Mr. Trump urged his followers to protest.

Law enforcement officials in New York have been making security preparations for the possibility that Mr. Trump could be indicted.

Also read: Trump directed me to pay hush money, says his ex-lawyer Michael Cohen 

There has been no public announcement of any time frame for the grand jury’s secret work in the case, including any potential vote on whether to indict the ex-president.

The law enforcement officials, who were not authorised to speak publicly and spoke to The Associated Press on condition of anonymity, said authorities are just preparing in case of an indictment. They described the conversations as preliminary and are considering security, planning and the practicalities of a potential court appearance by a former president.

Mr. Trump’s lawyer, Joseph Tacopina, told The Associated Press that if Mr. Trump is indicted, “we will follow the normal procedures.”

The Manhattan district attorney’s office had no comment. A message was left for court administrators.

The grand jury has been hearing from witnesses including former Trump lawyer Michael Cohen, who says he orchestrated payments in 2016 to two women to silence them about sexual encounters they said they had with Trump a decade earlier.

Mr. Trump denies the encounters occurred, says he did nothing wrong and has cast the investigation as a “witch hunt” by a Democratic prosecutor bent on sabotaging the Republican’s 2024 presidential campaign.

“Democrats have investigated and attacked President Trump since before he was elected — and they’ve failed every time,” campaign spokesperson Steven Cheung said in a statement on March 16 about the inquiry.

Manhattan District Attorney Alvin Bragg’s office has apparently been examining whether any state laws were broken in connection with the payments or the way Trump’s company compensated Mr. Cohen for his work to keep the women’s allegations quiet.

Daniels and at least two former Trump aides — onetime political adviser Kellyanne Conway and former spokesperson Hope Hicks — are among witnesses who have met with prosecutors in recent weeks.

Mr. Cohen has said that at Mr. Trump’s direction, he arranged payments totaling $280,000 to porn actor Stormy Daniels and Playboy model Karen McDougal. According to Mr. Cohen, the payouts were to buy their silence about Trump, who was then in the thick of his first presidential campaign.

Mr. Cohen and federal prosecutors said the company paid him $420,000 to reimburse him for the $130,000 payment to Ms. Daniels and to cover bonuses and other supposed expenses. The company classified those payments internally as legal expenses.

The $150,000 payment to Ms.
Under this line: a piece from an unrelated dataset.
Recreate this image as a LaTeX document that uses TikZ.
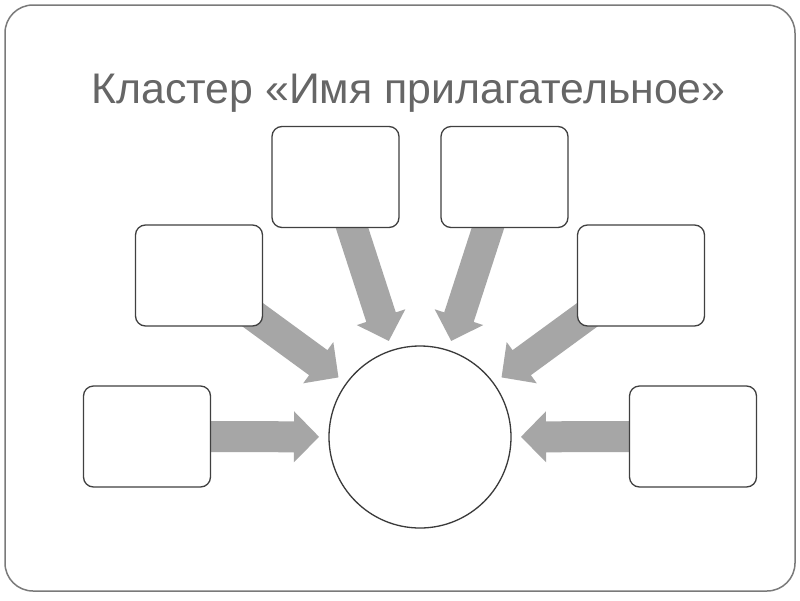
\documentclass[tikz,border=0pt]{standalone}
\usepackage{fontspec}
\setmainfont{Liberation Sans}
\usetikzlibrary{calc,backgrounds}
\definecolor{framegray}{HTML}{7A7A7A}
\definecolor{boxline}{HTML}{404040}
\definecolor{arrowgray}{HTML}{A6A6A6}
\definecolor{titlegray}{HTML}{666666}
\newcommand\blockarrow[2]{%
  \coordinate (hh) at ($(#2)!25pt!(#1)$);
  \fill[arrowgray]
    ($(#1)!15.5pt!90:(#2)$) --
    ($(hh)!15.5pt!90:(#2)$) --
    ($(hh)!25.5pt!90:(#2)$) --
    (#2) --
    ($(hh)!25.5pt!-90:(#2)$) --
    ($(hh)!15.5pt!-90:(#2)$) --
    ($(#1)!15.5pt!-90:(#2)$) -- cycle;}
\begin{document}
\begin{tikzpicture}[x=1pt,y=-1pt,
  cellbox/.style={draw=boxline,line width=1.3pt,fill=white,rounded corners=10pt,
    minimum width=127pt,minimum height=101pt,inner sep=0pt},
  hub/.style={circle,draw=boxline!90!black,line width=1.3pt,fill=white,
    minimum size=182pt,inner sep=0pt}]
\useasboundingbox (0,0) rectangle (800,600);
\draw[framegray,line width=1.5pt,rounded corners=28pt] (5,5) rectangle (795,591);
\node[anchor=base,text=titlegray,font=\fontsize{42.8}{50}\selectfont] (title) at (408.5,103) {Кластер «Имя прилагательное»};
\node[hub] (c) at (420,437) {};
\node[cellbox] (b1) at (147,436.5) {};
\node[cellbox] (b2) at (199,275.5) {};
\node[cellbox] (b3) at (335.5,177) {};
\node[cellbox] (b4) at (504.5,177) {};
\node[cellbox] (b5) at (641,275.5) {};
\node[cellbox] (b6) at (693,436.5) {};
\foreach \i in {1,...,6}{\coordinate (t\i) at ($(c.center)!101pt!(b\i.center)$);}
\begin{scope}[on background layer]
\fill[white] (0,0) rectangle (800,600);
\foreach \i in {1,...,6}{\blockarrow{b\i.center}{t\i}}
\end{scope}
\end{tikzpicture}
\end{document}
McDougal was made by the then-publisher of the supermarket tabloid National Enquirer, which kept her story from coming to light.
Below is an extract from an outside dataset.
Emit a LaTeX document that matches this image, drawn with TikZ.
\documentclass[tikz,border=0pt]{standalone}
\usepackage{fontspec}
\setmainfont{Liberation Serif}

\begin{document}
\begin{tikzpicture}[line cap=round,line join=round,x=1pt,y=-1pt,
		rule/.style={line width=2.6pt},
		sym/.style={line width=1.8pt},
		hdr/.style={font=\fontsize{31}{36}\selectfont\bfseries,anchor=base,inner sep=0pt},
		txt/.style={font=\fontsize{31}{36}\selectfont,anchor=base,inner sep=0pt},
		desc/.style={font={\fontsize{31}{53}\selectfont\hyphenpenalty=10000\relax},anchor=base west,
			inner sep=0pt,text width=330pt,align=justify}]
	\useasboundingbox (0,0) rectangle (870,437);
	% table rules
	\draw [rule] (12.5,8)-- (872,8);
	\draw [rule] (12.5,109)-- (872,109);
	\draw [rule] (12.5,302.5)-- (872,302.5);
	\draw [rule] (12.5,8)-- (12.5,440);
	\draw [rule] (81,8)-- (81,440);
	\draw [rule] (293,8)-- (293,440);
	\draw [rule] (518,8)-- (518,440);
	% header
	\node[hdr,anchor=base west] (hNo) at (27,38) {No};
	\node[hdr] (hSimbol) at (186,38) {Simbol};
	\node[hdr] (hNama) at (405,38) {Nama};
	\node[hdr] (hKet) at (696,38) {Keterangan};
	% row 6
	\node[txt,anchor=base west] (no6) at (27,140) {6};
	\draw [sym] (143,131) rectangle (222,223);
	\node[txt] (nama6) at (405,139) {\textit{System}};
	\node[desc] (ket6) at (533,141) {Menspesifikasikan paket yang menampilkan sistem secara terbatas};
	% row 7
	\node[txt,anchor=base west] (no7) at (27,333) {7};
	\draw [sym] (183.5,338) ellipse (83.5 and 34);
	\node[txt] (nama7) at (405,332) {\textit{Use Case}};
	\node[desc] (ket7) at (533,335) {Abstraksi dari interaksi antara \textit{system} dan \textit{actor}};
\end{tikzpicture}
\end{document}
Federal prosecutors agreed not to prosecute the Enquirer’s corporate parent in exchange for its cooperation in a campaign finance investigation that led to charges against Mr. Cohen in 2018. Prosecutors said the payments to Ms. Daniels and Ms. McDougal amounted to impermissible, unrecorded gifts to Trump’s election effort.

Mr. Cohen pleaded guilty, served prison time and was disbarred. Federal prosecutors never charged Trump with any crime.

In addition to the hush money probe in New York, Mr. Trump faces separate criminal investigations in Atlanta and Washington over his efforts to undo the results of the 2020 election.

A Justice Department special counsel has also been presenting evidence before a grand jury investigating Mr. Trump’s possession of hundreds of classified documents at his Florida estate. It is not clear when those investigations will end or whether they might result in criminal charges, but they will continue regardless of what happens in New York, underscoring the ongoing gravity — and broad geographic scope — of the legal challenges confronting the former President.